Balance and fairness must be restored to the constitution, for the integrity and stability of the United Kingdom, is on the line and I believe that excessive and short-sighted devolution combined with similarly short-sighted EVEL only serve to weaken and destabilize it. Indeed, it would be optimal to go back to the way things were before 1999, and start over with such a convention, and alas, we have to work with the current circumstances. Who knows? Perhaps through the debate and discussion of a convention, people may realize that having different tax jurisdictions may not work in a country the size of the UK.
The brute reality is that Scotland and England have been “interfering” in each other’s affairs for centuries, and they really can't help it, given the island they share.
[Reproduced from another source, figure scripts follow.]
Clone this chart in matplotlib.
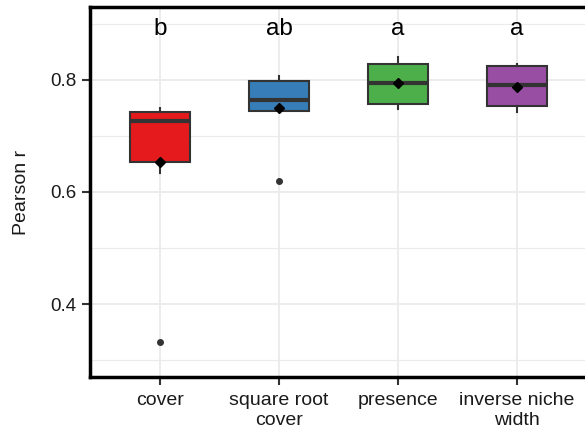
import matplotlib
matplotlib.use("Agg")
import matplotlib.pyplot as plt
from matplotlib.ticker import MultipleLocator

plt.rcParams.update({
    "font.family": ["Liberation Sans", "DejaVu Sans"],
})

# Box statistics
categories = ["cover", "square root\ncover", "presence", "inverse niche\nwidth"]
q1 = [0.654, 0.745, 0.757, 0.753]
med = [0.727, 0.764, 0.794, 0.791]
q3 = [0.743, 0.798, 0.829, 0.824]
whislo = [0.634, 0.745, 0.748, 0.742]
whishi = [0.750, 0.807, 0.841, 0.828]
means = [0.654, 0.750, 0.794, 0.788]
fliers = [[0.333], [0.620], [], []]
letters = ["b", "ab", "a", "a"]
letter_y = 0.880
colors = ["#E41A1C", "#377EB8", "#4DAF4A", "#984EA3"]

fig = plt.figure(figsize=(5.85, 4.36), dpi=100)
# right edge pushed just past the figure, like the cropped original
ax = fig.add_axes([90 / 585, 1 - 377 / 436, 500 / 585, 370 / 436])

stats = []
for i in range(len(categories)):
    stats.append({
        "q1": q1[i], "med": med[i], "q3": q3[i],
        "whislo": whislo[i], "whishi": whishi[i],
        "mean": means[i], "fliers": fliers[i],
    })

positions = list(range(1, len(categories) + 1))
bp = ax.bxp(
    stats, positions=positions, widths=0.5, patch_artist=True,
    showmeans=True, showcaps=False,
    boxprops=dict(edgecolor="#333333", linewidth=1.5),
    medianprops=dict(color="#333333", linewidth=3),
    whiskerprops=dict(color="#333333", linewidth=1.5),
    flierprops=dict(marker="o", markerfacecolor="#333333", markeredgecolor="#333333", markersize=4),
    meanprops=dict(marker="D", markerfacecolor="black", markeredgecolor="black", markersize=5),
    zorder=3,
)
for patch, c in zip(bp["boxes"], colors):
    patch.set_facecolor(c)

for x, lab in zip(positions, letters):
    ax.text(x, letter_y, lab, ha="center", va="baseline", fontsize=17.5, color="black")

ax.set_xlim(0.412, 4.613)
ax.set_ylim(0.27, 0.93)
ax.set_xticks(positions)
ax.set_xticklabels(categories, fontsize=14, color="#1a1a1a")
ax.yaxis.set_minor_locator(MultipleLocator(0.1))
ax.set_yticks([0.4, 0.6, 0.8])
ax.set_yticklabels(["0.4", "0.6", "0.8"], fontsize=13.5, color="#1a1a1a")
ax.set_ylabel("Pearson r", fontsize=14, color="#1a1a1a", labelpad=14)

ax.grid(True, which="major", color="#EBEBEB", linewidth=1.3, zorder=0)
ax.grid(True, which="minor", axis="y", color="#EBEBEB", linewidth=0.8, zorder=0)
ax.set_axisbelow(True)
ax.tick_params(axis="both", which="major", length=6, width=1.5, color="#333333", pad=4)
ax.tick_params(axis="x", which="major", pad=5)
ax.tick_params(axis="y", which="minor", length=0)

for side in ["left", "bottom", "top"]:
    ax.spines[side].set_linewidth(2.5)
    ax.spines[side].set_color("black")
ax.spines["right"].set_visible(False)

fig.savefig("out.png", dpi=100)
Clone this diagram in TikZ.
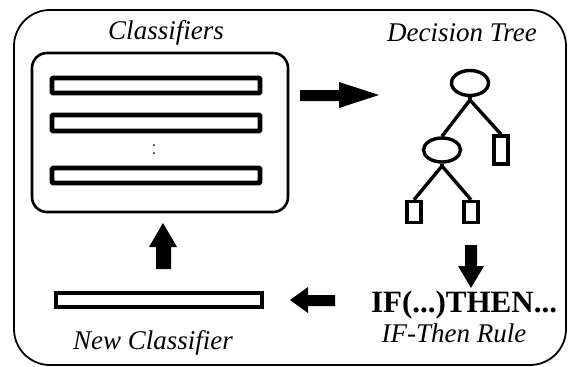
\documentclass[tikz,border=0pt]{standalone}
\usepackage{fontspec}
\setmainfont{Liberation Serif}
\usetikzlibrary{shapes.geometric}
\begin{document}
\begin{tikzpicture}[x=1pt,y=-1pt,
  bar/.style={draw,line width=4.6pt,fill=white,rounded corners=1pt},
  tnode/.style={draw,ellipse,line width=3.4pt,inner sep=0pt},
  leaf/.style={draw,rectangle,line width=3.4pt,inner sep=0pt,minimum width=14pt},
  tedge/.style={line width=3.4pt},
  blk/.style={fill=black},
  lbl/.style={font=\fontsize{27}{31}\selectfont\itshape,inner sep=0pt}]
\useasboundingbox (0,0) rectangle (568,367);
\fill[white] (0,0) rectangle (568,367);
% outer frame
\draw[line width=1.8pt,rounded corners=36pt] (14,10) rectangle (566,365);
% inner classifiers box
\draw[line width=2.6pt,rounded corners=15pt] (32,53) rectangle (288,212);
\draw[bar] (52,78) rectangle (260,93);
\draw[bar] (52,115) rectangle (260,131);
\draw[bar] (52,168) rectangle (260,183);
\fill (154,145) circle (1pt);
\fill (154,153) circle (1pt);
% new classifier bar
\draw[line width=3.6pt,fill=white] (56,293) rectangle (262,307);
% labels
\node[lbl] (tcls) at (166,33) {Classifiers};
\node[lbl] (tdt) at (462,33) {Decision Tree};
\node[lbl] (tnew) at (153,343) {New Classifier};
\node[lbl] (trule) at (454,333) {IF-Then Rule};
\node[font=\fontsize{31}{35}\selectfont\bfseries,inner sep=0pt] (rule) at (464,305) {IF(...)THEN...};
% tree
\node[tnode,minimum width=37pt,minimum height=25pt] (root) at (470,83) {};
\node[tnode,minimum width=37pt,minimum height=24pt] (n1) at (442,150) {};
\node[leaf,minimum height=28pt] (lr) at (501,150) {};
\node[leaf,minimum height=21pt] (l1) at (414,212) {};
\node[leaf,minimum height=21pt] (l2) at (471,212) {};
\coordinate (rj) at (470,100);
\coordinate (nj) at (442,166);
\draw[tedge] (rj) -- (n1.north);
\draw[tedge] (rj) -- (lr.north);
\draw[tedge] (root.south) -- (rj);
\draw[tedge] (nj) -- (l1.north);
\draw[tedge] (nj) -- (l2.north);
\draw[tedge] (n1.south) -- (nj);
% block arrows
\fill[blk] (300,90) -- (339,90) -- (339,82) -- (379,95) -- (339,108) -- (339,101) -- (300,101) -- cycle;
\fill[blk] (465,245) -- (477,245) -- (477,266) -- (484,266) -- (471,288) -- (458,266) -- (465,266) -- cycle;
\fill[blk] (335,295) -- (308,295) -- (308,287) -- (290,300) -- (308,313) -- (308,306) -- (335,306) -- cycle;
\fill[blk] (156,269) -- (171,269) -- (171,247) -- (177,247) -- (163,223) -- (149,247) -- (156,247) -- cycle;
\end{tikzpicture}
\end{document}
The Union simply made it official, and in my opinion, it is in everyone’s interest for Britain to remain together, for Britain has so much collective potential, and its people can achieve much more together – not just for themselves, but for the world at large – than they could ever do apart.
Taking all this into account, EVEL may not be either an earthquake or a wee breeze - perhaps something in between. Hopefully, it can lead to a greater understanding of the constitution, as well as a deeper and more meaningful look into how it can best serve the needs and interests of all the people of the United Kingdom going forward.